As cannabis is still illegal on the federal level, there are several practical implications
Opportunities for multiple facilities in each state
- Cannabis products must be grown and processed in the state where they will be sold legally. Products may not be transported across state lines, as this would be considered interstate commerce and drug trafficking under federal law.
- The practical impact is that each state generally has multiple growing and processing facilities, which provides opportunities for landowners to lease property to more cannabis growing & processing facilities.
- Most banks will not do business with cannabis companies and will not accept funds or payments from these companies. Some small banks and credit unions will take cannabis-related deposits.
- The practical impact is that the cannabis industry is primarily a cash business. This may pose challenges for landowners in receiving rental payments, where checks may be rejected by the landlord’s bank and/or the tenant may pay rent in cash.

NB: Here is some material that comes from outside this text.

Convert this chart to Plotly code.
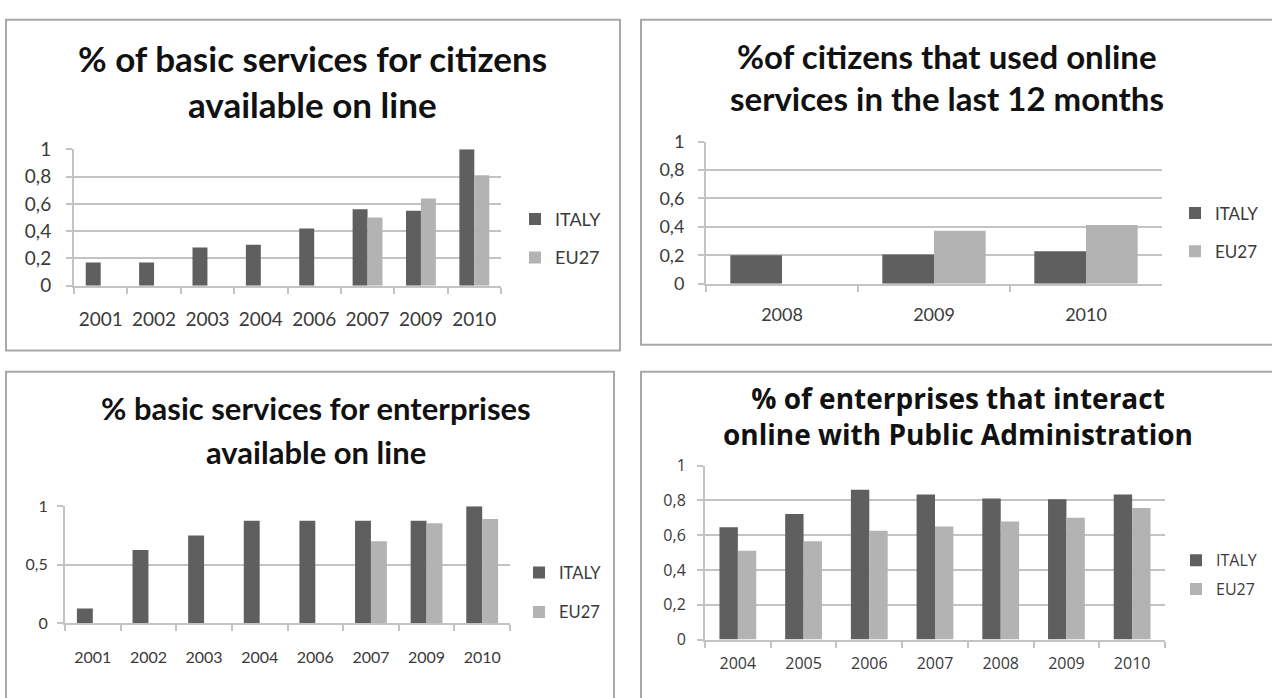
import plotly.graph_objects as go

# ---- data -------------------------------------------------------------
years_citizens_services = ["2001", "2002", "2003", "2004", "2006", "2007", "2009", "2010"]
italy_citizens_services = [0.17, 0.17, 0.28, 0.30, 0.42, 0.56, 0.55, 1.00]
eu27_citizens_services = [None, None, None, None, None, 0.50, 0.64, 0.81]

years_citizens_usage = ["2008", "2009", "2010"]
italy_citizens_usage = [0.20, 0.205, 0.228]
eu27_citizens_usage = [None, 0.373, 0.414]

years_enterprise_services = ["2001", "2002", "2003", "2004", "2006", "2007", "2009", "2010"]
italy_enterprise_services = [0.125, 0.625, 0.75, 0.875, 0.875, 0.875, 0.875, 1.00]
eu27_enterprise_services = [None, None, None, None, None, 0.70, 0.855, 0.89]

years_enterprise_usage = ["2004", "2005", "2006", "2007", "2008", "2009", "2010"]
italy_enterprise_usage = [0.645, 0.722, 0.861, 0.833, 0.811, 0.806, 0.833]
eu27_enterprise_usage = [0.511, 0.565, 0.626, 0.650, 0.678, 0.700, 0.756]

series_names = ["ITALY", "EU27"]

titles = [
    ["% of basic services for citizens", "available on line"],
    ["%of citizens that used online", "services in the last 12 months"],
    ["% basic services for enterprises", "available on line"],
    ["% of enterprises that interact", "online with Public Administration"],
]

# ---- page geometry (pixels) ------------------------------------------
W, H = 1272, 698
DARK = "#5f5f5f"
LIGHT = "#b3b3b3"
GRID = "#c3c3c3"
BORDER = "#a8a8a8"
TEXT = "#3a3a3a"
FONT = "Lato, Carlito, sans-serif"
FONT2 = "Open Sans, sans-serif"


def px(x):
    return x / W


def py(y):
    return 1 - y / H


# title_xy: centre x, then the centre y of each title line (None -> one
# two-line annotation centred on the single value given)
panels = [
    dict(cats=years_citizens_services, it=italy_citizens_services, eu=eu27_citizens_services,
         plot=(74, 501, 142, 283), box=(6, 620, 8, 350), bw=0.28, dtick=0.2,
         title_xy=(312, 48, 95), tsize=35, tfont=FONT,
         tick=19, xstand=16, ystand=11, fam=FONT,
         legend=(515, 234), lsize=18, lgap=12),
    dict(cats=years_citizens_usage, it=italy_citizens_usage, eu=eu27_citizens_usage,
         plot=(706, 1162, 134, 281), box=(641, 1300, 8, 344), bw=0.34, dtick=0.2,
         title_xy=(947, 45, 89), tsize=33, tfont=FONT,
         tick=18, xstand=14, ystand=10, fam=FONT,
         legend=(1175, 228), lsize=17, lgap=13),
    dict(cats=years_enterprise_services, it=italy_enterprise_services, eu=eu27_enterprise_services,
         plot=(65, 510, 511, 632), box=(6, 614, 372, 720), bw=0.286, dtick=0.5,
         title_xy=(316, 410, 455), tsize=31, tfont=FONT,
         tick=16, xstand=19, ystand=6, fam=FONT,
         legend=(519, 600), lsize=16.5, lgap=15),
    dict(cats=years_enterprise_usage, it=italy_enterprise_usage, eu=eu27_enterprise_usage,
         plot=(705, 1165, 469, 649), box=(641, 1300, 372, 720), bw=0.28, dtick=0.2,
         title_xy=(958, 418, None), tsize=28, tfont=FONT2,
         tick=16, xstand=8, ystand=8, fam=FONT2,
         legend=(1176, 582), lsize=16, lgap=5),
]

fig = go.Figure()
layout = dict(
    width=W, height=H, margin=dict(l=0, r=0, t=0, b=0),
    paper_bgcolor="white", plot_bgcolor="white",
    separators=",.", barmode="overlay", showlegend=True,
    shapes=[], annotations=[],
)

for i, p in enumerate(panels, start=1):
    xa = "x" if i == 1 else f"x{i}"
    ya = "y" if i == 1 else f"y{i}"
    lg = "legend" if i == 1 else f"legend{i}"
    for name, vals, color, off in ((series_names[0], p["it"], DARK, -p["bw"]),
                                   (series_names[1], p["eu"], LIGHT, 0)):
        fig.add_trace(go.Bar(
            x=p["cats"], y=vals, name=name, marker_color=color, marker_line_width=0,
            width=p["bw"], offset=off, xaxis=xa, yaxis=ya, legend=lg,
            legendgroup=f"{lg}-{name}", hoverinfo="skip",
        ))

    x0, x1, y0, y1 = p["plot"]
    sfx = "" if i == 1 else str(i)
    tickfont = dict(family=p["fam"], size=p["tick"], color=TEXT)
    layout["xaxis" + sfx] = dict(
        domain=[px(x0), px(x1)], anchor=ya, type="category",
        range=[-0.5, len(p["cats"]) - 0.5],
        showline=True, linecolor=GRID, linewidth=2,
        ticks="outside", tickson="boundaries", ticklen=6, tickcolor=GRID, tickwidth=1.5,
        tickangle=0, ticklabelstandoff=p["xstand"], tickfont=tickfont,
        showgrid=False, fixedrange=True,
    )
    layout["yaxis" + sfx] = dict(
        domain=[py(y1), py(y0)], anchor=xa, range=[0, 1], dtick=p["dtick"],
        showline=True, linecolor=GRID, linewidth=2,
        ticks="outside", ticklen=6, tickcolor=GRID, tickwidth=1.5,
        ticklabelstandoff=p["ystand"],
        showgrid=True, gridcolor=GRID, gridwidth=1.5, zeroline=False,
        tickfont=tickfont, fixedrange=True,
    )
    lx, ly = p["legend"]
    layout[lg] = dict(
        x=px(lx), y=py(ly), xanchor="left", yanchor="middle",
        font=dict(family=p["fam"], size=p["lsize"], color=TEXT),
        bgcolor="rgba(0,0,0,0)", tracegroupgap=p["lgap"], itemwidth=30,
        traceorder="grouped",
    )

    bx0, bx1, by0, by1 = p["box"]
    layout["shapes"].append(dict(
        type="rect", xref="paper", yref="paper",
        x0=px(bx0), x1=px(bx1), y0=py(by1), y1=py(by0),
        line=dict(color=BORDER, width=2), layer="below",
    ))
    tx, ty1, ty2 = p["title_xy"]
    tfont = dict(family=p["tfont"], size=p["tsize"], color="#111111")
    if ty2 is None:
        layout["annotations"].append(dict(
            text="<br>".join(f"<b>{line}</b>" for line in titles[i - 1]),
            x=px(tx), y=py(ty1), xref="paper", yref="paper",
            xanchor="center", yanchor="middle", showarrow=False, font=tfont,
        ))
    else:
        for line, ty in zip(titles[i - 1], (ty1, ty2)):
            layout["annotations"].append(dict(
                text=f"<b>{line}</b>", x=px(tx), y=py(ty), xref="paper", yref="paper",
                xanchor="center", yanchor="middle", showarrow=False, font=tfont,
            ))

fig.update_layout(**layout)
fig.write_html("out.html")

- This issue is also important if the landowner has financing on the real estate leasing to a cannabis tenant would violate the covenants in the loan agreement (not to permit any violations of law) and could cause a default in the landowner’s financing.
- Many insurance companies will not insure cannabis businesses and will also consider having a cannabis business at a property to violate/void existing insurance coverage.
- Before leasing to a cannabis tenant, landowners and tenants must ensure insurance coverage.
- Major title companies will not take cannabis-related funds or provide title on sales to cannabis companies.
- Many cannabis tenants will need to obtain a license from the state. The licensing process may require the tenant to seek a lengthy option to lease the property prior to entering into the lease to account for the license application period.
- Many of the states limit the length of the license to one or at most several years, thus the tenant may want to negotiate for termination rights.
Zoning and land use approvals
- For states that are new to the cannabis industry, zoning and land use approvals can be complicated. Local governments tend to be slow to adapt in providing zones and regulations for new “use” in their community.
- Recent experiences have been positive; some communities are embracing the cannabis industry and removing regulatory hurdles.
- A cannabis tenant will require significant security for its growing and processing facility. This will commonly include installation of a large safe for products and cash.
- The facility will require significant security to secure the plants.
- The exterior of the facility will generally also require a high level of security to protect the transport process and employees.
- Landowners should focus on the tenant’s obligations to remove improvements at the expiration of the term.
- As with many tenants, the cannabis tenant will most likely be a special purpose entity with little o no financial background or assets at the beginning of a lease. Landlords should attempt to obtain guarantees from the holding company (if one exists) or the primary financial backers.